Best practice: use both. Lazy expiration ensures correctness on every request; active cleanup keeps the database tidy.
Analytics Pipeline
The analytics pipeline processes billions of click events per day:
Click Event → Kafka → Stream Processing → Analytics Store Enrichment steps: 1. Geo-IP lookup → country, city, region (MaxMind GeoIP) 2. User-Agent parse → browser, OS, device type (ua-parser) 3. Referrer classify → search, social, direct, email Aggregation windows: - Per-minute → real-time dashboard (Redis Sorted Sets) - Per-hour → time-series DB (InfluxDB / TimescaleDB) - Per-day → data warehouse (ClickHouse / BigQuery)
Abuse Prevention
URL shorteners are frequent targets for abuse:
- Spam/phishing: Check submitted URLs against Google Safe Browsing API and internal blocklists before shortening.
- Malware distribution: Scan destination URLs periodically. Flag and disable links that start serving malware after initial creation.
- Link enumeration: Random short codes (from KGS) prevent sequential guessing. Rate-limit redirect requests per IP.
- DDoS via redirect: Rate-limit at API Gateway. Use CDN-level DDoS protection (Cloudflare, AWS Shield).
- Click fraud: Deduplicate clicks by IP + user-agent + time window. Flag anomalous patterns (1000 clicks/sec from one IP).
▶ Key Generation Service (KGS)
Watch how app servers request batches of pre-generated keys from KGS, ensuring zero collisions even under concurrent load.

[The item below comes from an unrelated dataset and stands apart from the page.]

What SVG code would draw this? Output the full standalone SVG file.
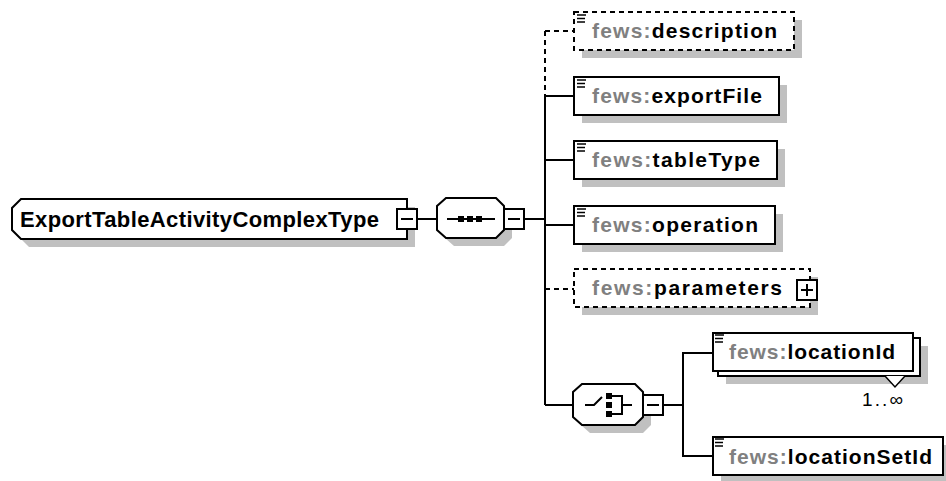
<svg xmlns="http://www.w3.org/2000/svg" width="946" height="481" viewBox="0 0 946 481">
<defs>
<style>
.bg{fill:#ffffff}
.box{fill:#ffffff;stroke:#000000;stroke-width:2}
.dbox{fill:#ffffff;stroke:#000000;stroke-width:2;stroke-dasharray:5,4}
.sh{fill:#c0c0c0}
.ln{fill:none;stroke:#000000;stroke-width:2}
.dln{fill:none;stroke:#000000;stroke-width:2;stroke-dasharray:5,4}
.ic{fill:none;stroke:#000000;stroke-width:1.5}
.t{font-family:"Liberation Sans",Arial,sans-serif;font-weight:bold;font-size:21px;fill:#000000}
.pre{fill:#808080}
.ct{font-family:"Liberation Sans",Arial,sans-serif;font-weight:bold;font-size:22px;fill:#000000}
.occ{font-family:"Liberation Sans",Arial,sans-serif;font-size:19px;fill:#000000}
</style>
</defs>
<rect class="bg" x="0" y="0" width="946" height="481"/>

<g id="connectors">
<line class="ln" x1="417" y1="219" x2="437" y2="219"/>
<line class="ln" x1="525" y1="219" x2="545" y2="219"/>
<line class="dln" x1="545" y1="31" x2="545" y2="96"/>
<line class="ln" x1="545" y1="96" x2="545" y2="405"/>
<line class="dln" x1="545" y1="31" x2="574" y2="31"/>
<line class="ln" x1="545" y1="96" x2="574" y2="96"/>
<line class="ln" x1="545" y1="160" x2="574" y2="160"/>
<line class="ln" x1="545" y1="225" x2="574" y2="225"/>
<line class="dln" x1="545" y1="289" x2="574" y2="289"/>
<line class="ln" x1="545" y1="405" x2="573" y2="405"/>
<line class="ln" x1="663" y1="405" x2="683" y2="405"/>
<polyline class="ln" points="713,353 683,353 683,456 713,456"/>
</g>

<g id="complexType">
<path class="sh" d="M29,207 H415 V247 H29 L20,238 V216 Z"/>
<path class="box" d="M21,199 H407 V239 H21 L12,230 V208 Z"/>
<text class="ct" x="20" y="227" textLength="359" lengthAdjust="spacing">ExportTableActivityComplexType</text>
<rect class="box" x="397" y="209" width="20" height="20"/>
<line class="ln" x1="401" y1="219" x2="413" y2="219"/>
</g>

<g id="sequence">
<path class="sh" d="M454,206 H504 L512,214 V238 L504,246 H454 L445,238 V214 Z"/>
<path class="box" d="M446,198 H496 L504,206 V230 L496,238 H446 L437,230 V206 Z"/>
<line class="ln" x1="447" y1="219" x2="495" y2="219"/>
<rect x="458" y="216" width="6" height="6" fill="#000"/>
<rect x="467" y="216" width="6" height="6" fill="#000"/>
<rect x="476" y="216" width="6" height="6" fill="#000"/>
<rect class="box" x="504" y="209" width="20" height="20"/>
<line class="ln" x1="508" y1="219" x2="520" y2="219"/>
</g>

<g id="description">
<rect class="sh" x="582" y="20" width="220" height="38"/>
<rect class="dbox" x="574" y="12" width="220" height="38"/>
<g class="ic"><line x1="577" y1="15" x2="586" y2="15"/><line x1="577" y1="18.5" x2="585" y2="18.5"/><line x1="577" y1="22" x2="585" y2="22"/></g>
<text class="t" x="592" y="38" textLength="185" lengthAdjust="spacing"><tspan class="pre">fews:</tspan>description</text>
</g>

<g id="exportFile">
<rect class="sh" x="582" y="85" width="205" height="38"/>
<rect class="box" x="574" y="77" width="205" height="38"/>
<g class="ic"><line x1="577" y1="80" x2="586" y2="80"/><line x1="577" y1="83.5" x2="585" y2="83.5"/><line x1="577" y1="87" x2="585" y2="87"/></g>
<text class="t" x="592" y="103" textLength="170" lengthAdjust="spacing"><tspan class="pre">fews:</tspan>exportFile</text>
</g>

<g id="tableType">
<rect class="sh" x="582" y="149" width="203" height="38"/>
<rect class="box" x="574" y="141" width="203" height="38"/>
<g class="ic"><line x1="577" y1="144" x2="586" y2="144"/><line x1="577" y1="147.5" x2="585" y2="147.5"/><line x1="577" y1="151" x2="585" y2="151"/></g>
<text class="t" x="592" y="167" textLength="168" lengthAdjust="spacing"><tspan class="pre">fews:</tspan>tableType</text>
</g>

<g id="operation">
<rect class="sh" x="582" y="214" width="201" height="38"/>
<rect class="box" x="574" y="206" width="201" height="38"/>
<g class="ic"><line x1="577" y1="209" x2="586" y2="209"/><line x1="577" y1="212.5" x2="585" y2="212.5"/><line x1="577" y1="216" x2="585" y2="216"/></g>
<text class="t" x="592" y="232" textLength="166" lengthAdjust="spacing"><tspan class="pre">fews:</tspan>operation</text>
</g>

<g id="parameters">
<rect class="sh" x="582" y="277" width="236" height="38"/>
<rect class="dbox" x="574" y="269" width="236" height="38"/>
<text class="t" x="592" y="295" textLength="190" lengthAdjust="spacing"><tspan class="pre">fews:</tspan>parameters</text>
<rect class="box" x="797" y="280" width="20" height="20"/>
<line class="ln" x1="801" y1="290" x2="813" y2="290"/>
<line class="ln" x1="807" y1="284" x2="807" y2="296"/>
</g>

<g id="choice">
<path class="sh" d="M590,392 H643 L651,400 V425 L643,433 H590 L581,425 V400 Z"/>
<path class="box" d="M582,384 H635 L643,392 V417 L635,425 H582 L573,417 V392 Z"/>
<polyline class="ln" points="585,405 594,405 602,397"/>
<rect x="606" y="393" width="6" height="6" fill="#000"/>
<rect x="606" y="402" width="6" height="6" fill="#000"/>
<rect x="606" y="411" width="6" height="6" fill="#000"/>
<polyline class="ln" points="612,396 622,396 622,414 612,414"/>
<line class="ln" x1="622" y1="405" x2="632" y2="405"/>
<rect class="box" x="643" y="395" width="20" height="20"/>
<line class="ln" x1="647" y1="405" x2="659" y2="405"/>
</g>

<g id="locationId">
<rect class="sh" x="726" y="346" width="202" height="38"/>
<rect class="box" x="718" y="338" width="202" height="38"/>
<rect class="box" x="713" y="333" width="200" height="38"/>
<polyline points="885,376 895,387 905,376" fill="#ffffff" stroke="#000" stroke-width="1.5"/>
<g class="ic"><line x1="715" y1="335" x2="724" y2="335"/><line x1="715" y1="338.5" x2="723" y2="338.5"/><line x1="715" y1="342" x2="723" y2="342"/></g>
<text class="t" x="729" y="359" textLength="166" lengthAdjust="spacing"><tspan class="pre">fews:</tspan>locationId</text>
<text class="occ" x="862" y="406" textLength="41" lengthAdjust="spacing">1..∞</text>
</g>

<g id="locationSetId">
<rect class="sh" x="721" y="445" width="230" height="38"/>
<rect class="box" x="713" y="437" width="230" height="38"/>
<g class="ic"><line x1="715" y1="439" x2="724" y2="439"/><line x1="715" y1="442.5" x2="723" y2="442.5"/><line x1="715" y1="446" x2="723" y2="446"/></g>
<text class="t" x="729" y="464" textLength="203" lengthAdjust="spacing"><tspan class="pre">fews:</tspan>locationSetId</text>
</g>
</svg>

Complete Architecture Diagram
The full system design with all components, data flows, and scaling strategies:
Summary of Key Design Decisions
| Decision | Choice | Rationale |
|---|---|---|
| Short code generation | KGS | Zero collisions, fast allocation, scalable |
| Code length | 7 characters (Base62) | 3.5T possible codes, 19× headroom for 5 years |
| Redirect type | 302 (Temporary) | Enables analytics on every click |
| Database | DynamoDB / Cassandra | Key-value optimized, horizontal scaling |
| Cache | Redis (LRU, 10 GB) | Sub-5ms reads, 80/20 rule |
| Analytics | Kafka → Spark → ClickHouse | Async, doesn't affect redirect latency |
| Sharding | Consistent hashing on shortCode | Even distribution, minimal reshuffling |
Follow-Up Questions You Might Get
With KGS, each submission gets a new short code. If deduplication is important, maintain a secondary index (longUrl → shortCode) and check it before generating a new key. Trade-off: extra lookup on every write.
Q: What if KGS goes down?
Each app server has a pre-fetched batch of keys in memory (e.g., 10K keys). Even if KGS is unavailable, servers can continue shortening URLs until their batch is exhausted. KGS itself should be replicated across availability zones.
Q: How do you prevent a user from creating billions of URLs?
Per-user rate limiting (token bucket in Redis). Free tier: 100 URLs/hour. Enterprise: 100K URLs/hour. API key tied to billing tier.
Q: What about international / Unicode URLs?
Percent-encode the long URL per RFC 3986 before storing. The short code remains ASCII-only (Base62). Display the decoded URL in the analytics dashboard.
Q: How do you monitor the system?
Metrics: redirect p50/p95/p99 latency, cache hit ratio, KGS key pool size, Kafka consumer lag, error rates. Alerts on: cache hit ratio < 70%, redirect p99 > 200ms, KGS pool < 1M keys remaining.